The echo effect slows the conversation slightly, which is a good thing. Quick conversations are perceived as small talk, like “popcorn” to fill out the silence. But slower conversations are more about meaning and creating a better impression.
Deepen the voice
A deeper and slower tone of voice is evolutionarily associated with safety and authority. It happened because older people usually had more knowledge and could provide safety and survival.
You do not need to artificially lower your voice. Instead, focus on slowing your pace and breathing from your diaphragm. So, talking on low frequencies that are yours innately. To do this, take a deep breath and say something neutral like “Groceries to buy…” This is your natural deep voice.
Avoid rushing sentences or ending statements with upward inflection if you are not asking a question. Rising tone can unintentionally tell that you’re uncertain. A grounded, even cadence tends to feel more authoritative and reassuring.
FAQs
Is tone of voice a nonverbal communication?
Tone of voice is technically considered paraverbal communication, which sits between verbal and non-verbal communication. The words themselves are verbal. The way you say them, pitch, pace, volume, rhythm, is nonverbal.
What is the difference between verbal and nonverbal communication?
Verbal communication refers to the actual words you use, whether spoken or written.

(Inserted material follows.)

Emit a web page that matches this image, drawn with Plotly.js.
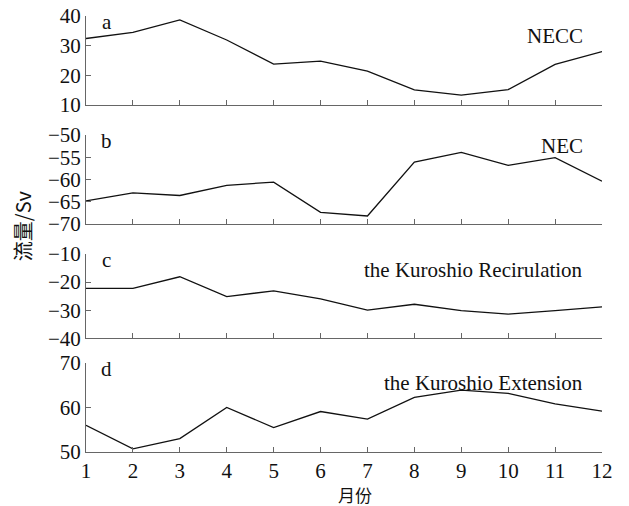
<!DOCTYPE html>
<html>
<head>
<meta charset="utf-8">
<script src="https://cdn.plot.ly/plotly-3.0.1.min.js"></script>
<style>
  html, body { margin: 0; padding: 0; background: #fff; }
  #chart { width: 629px; height: 506px; }
</style>
</head>
<body>
<div id="chart"></div>
<script>
// Monthly transport (Sv) of four currents
const months = [1, 2, 3, 4, 5, 6, 7, 8, 9, 10, 11, 12];
const necc = [32.4, 34.5, 38.7, 31.9, 23.8, 24.8, 21.4, 15.1, 13.3, 15.2, 23.7, 28.0];
const nec = [-64.8, -63.0, -63.6, -61.3, -60.6, -67.4, -68.2, -56.1, -53.9, -56.8, -55.1, -60.4];
const recirculation = [-22.2, -22.2, -18.1, -25.2, -23.1, -26.0, -30.0, -27.9, -30.2, -31.4, -30.2, -28.8];
const extension = [56.0, 50.7, 53.0, 60.0, 55.5, 59.1, 57.4, 62.3, 63.9, 63.2, 60.8, 59.2];

const panelLetters = ['a', 'b', 'c', 'd'];
const panelNames = ['NECC', 'NEC', 'the Kuroshio Recirulation', 'the Kuroshio Extension'];
const xTickLabels = ['1', '2', '3', '4', '5', '6', '7', '8', '9', '10', '11', '12'];
const yRanges = [[10, 40], [-70, -50], [-40, -10], [50, 70]];
const yTicks = [[10, 20, 30, 40], [-70, -65, -60, -55, -50], [-40, -30, -20, -10], [50, 60, 70]];
const xTitle = '月份';
const yTitle = '流量/Sv';

const series = [necc, nec, recirculation, extension];
const domains = [[0.796, 1.0], [0.523, 0.727], [0.261, 0.454], [0.0, 0.204]];

const serif = 'Liberation Serif, Times New Roman, serif';
const cjk = 'Noto Sans CJK SC, ' + serif;
const axisGray = '#666';
const tickSize = 21;

const traces = series.map((vals, i) => ({
  x: months,
  y: vals,
  type: 'scatter',
  mode: 'lines',
  line: { color: '#111', width: 1.3 },
  xaxis: i === 0 ? 'x' : 'x' + (i + 1),
  yaxis: i === 0 ? 'y' : 'y' + (i + 1),
  hoverinfo: 'x+y',
  showlegend: false
}));

const layout = {
  width: 629,
  height: 506,
  margin: { l: 86, r: 27, t: 16, b: 54 },
  paper_bgcolor: '#fff',
  plot_bgcolor: '#fff',
  font: { family: serif, size: tickSize, color: '#111' },
  showlegend: false,
  annotations: []
};

series.forEach((_, i) => {
  const xk = i === 0 ? 'xaxis' : 'xaxis' + (i + 1);
  const yk = i === 0 ? 'yaxis' : 'yaxis' + (i + 1);
  const yref = i === 0 ? 'y' : 'y' + (i + 1);
  layout[xk] = {
    domain: [0, 1],
    anchor: yref,
    range: [1, 12],
    tickvals: months,
    ticktext: xTickLabels,
    showticklabels: i === 3,
    ticks: 'inside',
    ticklen: 5,
    tickcolor: axisGray,
    showline: true,
    linecolor: axisGray,
    linewidth: 1,
    showgrid: false,
    zeroline: false,
    tickfont: { family: serif, size: tickSize, color: '#111' }
  };
  layout[yk] = {
    domain: domains[i],
    anchor: i === 0 ? 'x' : 'x' + (i + 1),
    range: yRanges[i],
    tickvals: yTicks[i],
    ticks: 'inside',
    ticklen: 5,
    tickcolor: axisGray,
    showline: true,
    linecolor: axisGray,
    linewidth: 1,
    showgrid: false,
    zeroline: false,
    tickfont: { family: serif, size: tickSize, color: '#111' }
  };
  // panel letter, top-left
  layout.annotations.push({
    xref: 'paper', yref: 'paper',
    x: 0.0405, y: domains[i][1],
    xanchor: 'center', yanchor: 'middle',
    yshift: -6,
    text: panelLetters[i],
    showarrow: false,
    font: { family: serif, size: 21, color: '#111' }
  });
  // current name, top-right
  const nameShift = [-20, -11, -16, -20][i];
  layout.annotations.push({
    xref: 'paper', yref: 'paper',
    x: 0.9666, y: domains[i][1],
    xanchor: 'right', yanchor: 'middle',
    yshift: nameShift,
    text: panelNames[i],
    showarrow: false,
    font: { family: serif, size: 21, color: '#111' }
  });
});

// shared axis titles
layout.annotations.push({
  xref: 'paper', yref: 'paper',
  x: 0.5, xshift: 11, y: 0, yshift: -42,
  xanchor: 'center', yanchor: 'middle',
  borderpad: 0,
  text: xTitle,
  showarrow: false,
  font: { family: cjk, size: 17, color: '#111' }
});
layout.annotations.push({
  xref: 'paper', yref: 'paper',
  x: 0, xshift: -64, y: 0.518,
  xanchor: 'center', yanchor: 'middle',
  textangle: -90,
  text: yTitle,
  showarrow: false,
  font: { family: cjk, size: 20, color: '#111' }
});

Plotly.newPlot('chart', traces, layout, { displayModeBar: false, staticPlot: true });
</script>
</body>
</html>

Non-verbal communication includes facial expressions, gestures, posture, eye contact, and physical distance. Verbal is a present, and nonverbal is a box you pack your gift into.
Which is more effective, verbal or nonverbal communication?
Neither works well alone. More and more people rely on verbal communication nowadays because we communicate mostly through screens and devices. But non-verbal communication is said to carry more sense in oral conversations.
If you rely only on non-verbal cues, misunderstandings are likely. If you rely only on words without awareness of delivery, your message may feel cold or inconsistent. The most effective communicators integrate both channels intentionally.